Rebalancing Q

Michael Severino and Jeffery Chalmers are portfolio managers for Parthenon Asset Advisors. Severino and Chalmers both believe that having defined criteria for rebalancing a portfolio provides discipline in their portfolio management process, but they have different opinions on how to go about it. Severino states, “With calendar rebalancing, a portfolio could spend the majority of its existence looking extremely different from the target asset allocation, but trades made to rebalance the portfolio may only have a minor impact on how the portfolio is allocated.” Chalmers replies, “If we use percentage-of-portfolio rebalancing, there may never be a trade placed to rebalance our client portfolios.” With regard to their statements about rebalancing methods:

A) Severino is incorrect; Chalmers is correct. B) Severino is correct; Chalmers is correct. C) Severino is incorrect; Chalmers is incorrect.

B both are correct

I’d have to say theoretically they are both correct - B

A - Chalmers is right.

If the portfolio is extremely different from the target allocation, then the rebalancing trades cannot have a minor impact on the allocation (unless there’s something I haven’t considered).

Sorry, I meant B.

But "… trades made to rebalance the portfolio may only have a minor impact on how the portfolio is allocated.” make little sense to me.
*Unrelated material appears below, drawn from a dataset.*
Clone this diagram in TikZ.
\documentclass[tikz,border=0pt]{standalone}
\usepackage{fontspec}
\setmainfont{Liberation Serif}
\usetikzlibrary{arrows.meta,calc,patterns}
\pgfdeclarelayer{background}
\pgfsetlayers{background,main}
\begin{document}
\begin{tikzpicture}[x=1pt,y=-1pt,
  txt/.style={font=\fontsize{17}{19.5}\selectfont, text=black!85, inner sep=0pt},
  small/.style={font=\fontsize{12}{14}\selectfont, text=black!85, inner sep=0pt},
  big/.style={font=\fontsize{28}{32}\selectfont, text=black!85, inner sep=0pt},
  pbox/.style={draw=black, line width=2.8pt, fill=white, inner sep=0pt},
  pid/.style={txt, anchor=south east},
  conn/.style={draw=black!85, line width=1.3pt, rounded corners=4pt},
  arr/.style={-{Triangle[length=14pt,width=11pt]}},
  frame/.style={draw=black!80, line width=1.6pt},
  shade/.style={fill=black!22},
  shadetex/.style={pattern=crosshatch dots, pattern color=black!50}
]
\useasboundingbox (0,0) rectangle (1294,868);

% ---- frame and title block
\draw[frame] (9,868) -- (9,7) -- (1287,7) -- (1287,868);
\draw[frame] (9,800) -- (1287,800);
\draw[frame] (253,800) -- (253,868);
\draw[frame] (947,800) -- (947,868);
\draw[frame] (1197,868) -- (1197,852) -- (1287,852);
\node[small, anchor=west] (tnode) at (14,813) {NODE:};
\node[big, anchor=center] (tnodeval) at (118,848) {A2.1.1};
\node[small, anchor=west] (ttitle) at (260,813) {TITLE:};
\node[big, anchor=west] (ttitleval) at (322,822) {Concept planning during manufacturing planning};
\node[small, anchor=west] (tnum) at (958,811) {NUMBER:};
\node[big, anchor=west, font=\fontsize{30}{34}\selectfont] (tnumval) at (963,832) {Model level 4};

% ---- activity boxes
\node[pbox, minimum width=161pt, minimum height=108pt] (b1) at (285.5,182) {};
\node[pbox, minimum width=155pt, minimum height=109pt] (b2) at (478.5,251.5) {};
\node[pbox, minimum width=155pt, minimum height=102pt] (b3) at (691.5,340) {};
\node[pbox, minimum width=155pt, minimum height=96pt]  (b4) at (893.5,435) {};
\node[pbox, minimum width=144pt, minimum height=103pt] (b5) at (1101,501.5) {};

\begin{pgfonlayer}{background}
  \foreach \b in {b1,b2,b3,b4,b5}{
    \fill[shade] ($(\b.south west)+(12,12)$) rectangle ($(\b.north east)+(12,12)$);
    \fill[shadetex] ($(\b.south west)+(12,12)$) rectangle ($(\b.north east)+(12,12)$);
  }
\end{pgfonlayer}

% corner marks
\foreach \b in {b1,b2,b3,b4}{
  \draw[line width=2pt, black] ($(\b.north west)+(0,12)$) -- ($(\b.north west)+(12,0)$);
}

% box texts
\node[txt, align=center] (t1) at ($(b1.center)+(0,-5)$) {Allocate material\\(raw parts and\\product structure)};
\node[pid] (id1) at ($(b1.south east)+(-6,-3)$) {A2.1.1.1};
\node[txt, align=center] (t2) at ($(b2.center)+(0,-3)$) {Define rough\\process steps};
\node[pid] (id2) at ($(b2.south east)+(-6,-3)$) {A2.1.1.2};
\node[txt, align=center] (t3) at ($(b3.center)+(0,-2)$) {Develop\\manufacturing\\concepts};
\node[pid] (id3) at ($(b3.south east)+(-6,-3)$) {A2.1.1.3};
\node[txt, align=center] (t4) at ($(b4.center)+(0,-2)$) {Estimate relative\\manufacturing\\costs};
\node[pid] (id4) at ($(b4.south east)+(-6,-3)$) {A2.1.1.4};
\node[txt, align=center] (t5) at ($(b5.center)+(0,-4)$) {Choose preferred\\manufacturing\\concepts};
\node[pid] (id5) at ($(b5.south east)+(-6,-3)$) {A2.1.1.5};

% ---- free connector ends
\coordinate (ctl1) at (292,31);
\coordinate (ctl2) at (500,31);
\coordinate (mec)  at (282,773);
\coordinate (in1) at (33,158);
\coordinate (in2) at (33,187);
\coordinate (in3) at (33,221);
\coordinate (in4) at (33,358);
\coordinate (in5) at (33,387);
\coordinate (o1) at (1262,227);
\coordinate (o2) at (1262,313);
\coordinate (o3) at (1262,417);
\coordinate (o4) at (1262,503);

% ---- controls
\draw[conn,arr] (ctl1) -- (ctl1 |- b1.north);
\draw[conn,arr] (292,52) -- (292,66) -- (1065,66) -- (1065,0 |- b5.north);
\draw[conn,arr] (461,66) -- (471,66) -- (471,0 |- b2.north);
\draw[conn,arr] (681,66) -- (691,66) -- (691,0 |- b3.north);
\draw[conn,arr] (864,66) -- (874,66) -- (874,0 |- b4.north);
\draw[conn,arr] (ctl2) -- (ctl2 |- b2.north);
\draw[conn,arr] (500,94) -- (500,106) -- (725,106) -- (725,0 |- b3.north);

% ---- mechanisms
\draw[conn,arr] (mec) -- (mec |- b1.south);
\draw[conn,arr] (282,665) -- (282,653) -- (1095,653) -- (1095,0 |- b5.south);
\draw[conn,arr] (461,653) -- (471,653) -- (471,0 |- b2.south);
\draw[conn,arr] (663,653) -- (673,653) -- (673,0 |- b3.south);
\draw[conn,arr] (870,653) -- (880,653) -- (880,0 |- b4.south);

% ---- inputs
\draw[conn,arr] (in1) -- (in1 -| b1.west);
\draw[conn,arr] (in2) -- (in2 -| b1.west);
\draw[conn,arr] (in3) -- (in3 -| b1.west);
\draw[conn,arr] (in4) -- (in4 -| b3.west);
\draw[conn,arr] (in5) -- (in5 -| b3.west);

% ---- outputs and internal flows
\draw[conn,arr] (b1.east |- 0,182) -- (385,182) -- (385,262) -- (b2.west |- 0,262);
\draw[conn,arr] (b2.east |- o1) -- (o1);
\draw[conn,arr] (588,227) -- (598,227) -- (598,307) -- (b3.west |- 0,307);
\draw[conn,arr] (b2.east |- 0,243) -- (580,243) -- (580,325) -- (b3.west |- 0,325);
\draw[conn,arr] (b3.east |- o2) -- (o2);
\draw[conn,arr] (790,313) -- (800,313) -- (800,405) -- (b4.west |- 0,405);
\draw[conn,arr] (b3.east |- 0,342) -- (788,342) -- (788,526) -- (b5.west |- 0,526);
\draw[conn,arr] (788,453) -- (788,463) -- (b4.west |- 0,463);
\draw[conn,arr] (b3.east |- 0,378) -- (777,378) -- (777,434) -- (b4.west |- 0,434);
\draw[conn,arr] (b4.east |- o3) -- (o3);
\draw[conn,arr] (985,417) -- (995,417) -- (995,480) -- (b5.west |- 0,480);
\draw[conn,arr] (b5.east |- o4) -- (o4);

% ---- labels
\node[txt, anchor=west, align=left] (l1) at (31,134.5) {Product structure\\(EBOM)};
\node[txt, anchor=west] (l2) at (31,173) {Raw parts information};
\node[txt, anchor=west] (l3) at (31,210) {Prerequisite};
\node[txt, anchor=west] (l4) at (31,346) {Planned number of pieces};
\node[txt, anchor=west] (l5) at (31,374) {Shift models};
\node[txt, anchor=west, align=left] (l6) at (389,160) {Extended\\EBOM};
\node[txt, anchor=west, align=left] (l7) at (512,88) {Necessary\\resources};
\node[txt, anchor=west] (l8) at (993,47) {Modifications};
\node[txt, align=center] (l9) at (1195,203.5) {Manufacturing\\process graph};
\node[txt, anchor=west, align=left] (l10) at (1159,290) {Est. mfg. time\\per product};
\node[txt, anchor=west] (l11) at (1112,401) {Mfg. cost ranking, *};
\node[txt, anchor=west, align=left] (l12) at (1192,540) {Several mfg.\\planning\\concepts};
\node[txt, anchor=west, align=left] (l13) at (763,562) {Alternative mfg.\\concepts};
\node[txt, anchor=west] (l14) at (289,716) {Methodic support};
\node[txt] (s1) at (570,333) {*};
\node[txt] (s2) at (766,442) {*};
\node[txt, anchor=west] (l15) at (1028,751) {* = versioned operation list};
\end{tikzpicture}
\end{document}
How the portfolio is allocated depends on the IPS and market condition, not on trade and rebalancing.

Chalmers can be correct if the assets are sufficiently correlated.

My thought on this is if say the portfolio undertakes a quarterly rebalancing schedule then for 2.5 months between each rebalancing date the portfolio could be way out of wack, but then right before rebalancing time rolls around it comes back to the policy allocation and so the actual trades needed are minor. if the portfolio does this every qtr, it could spend most of its life far from policy allocations, but require minimal trading impact each rebalancing date.

If the assets are sufficently correlated, calenda rebalancing also actualy do no action. But what happen if these assets move in different direction?

I think both wrong.

Correct Ans is B.

Hence the word “may” ?

It is an outlier…just like: a portfolio may have -100% return or have a return of infinity.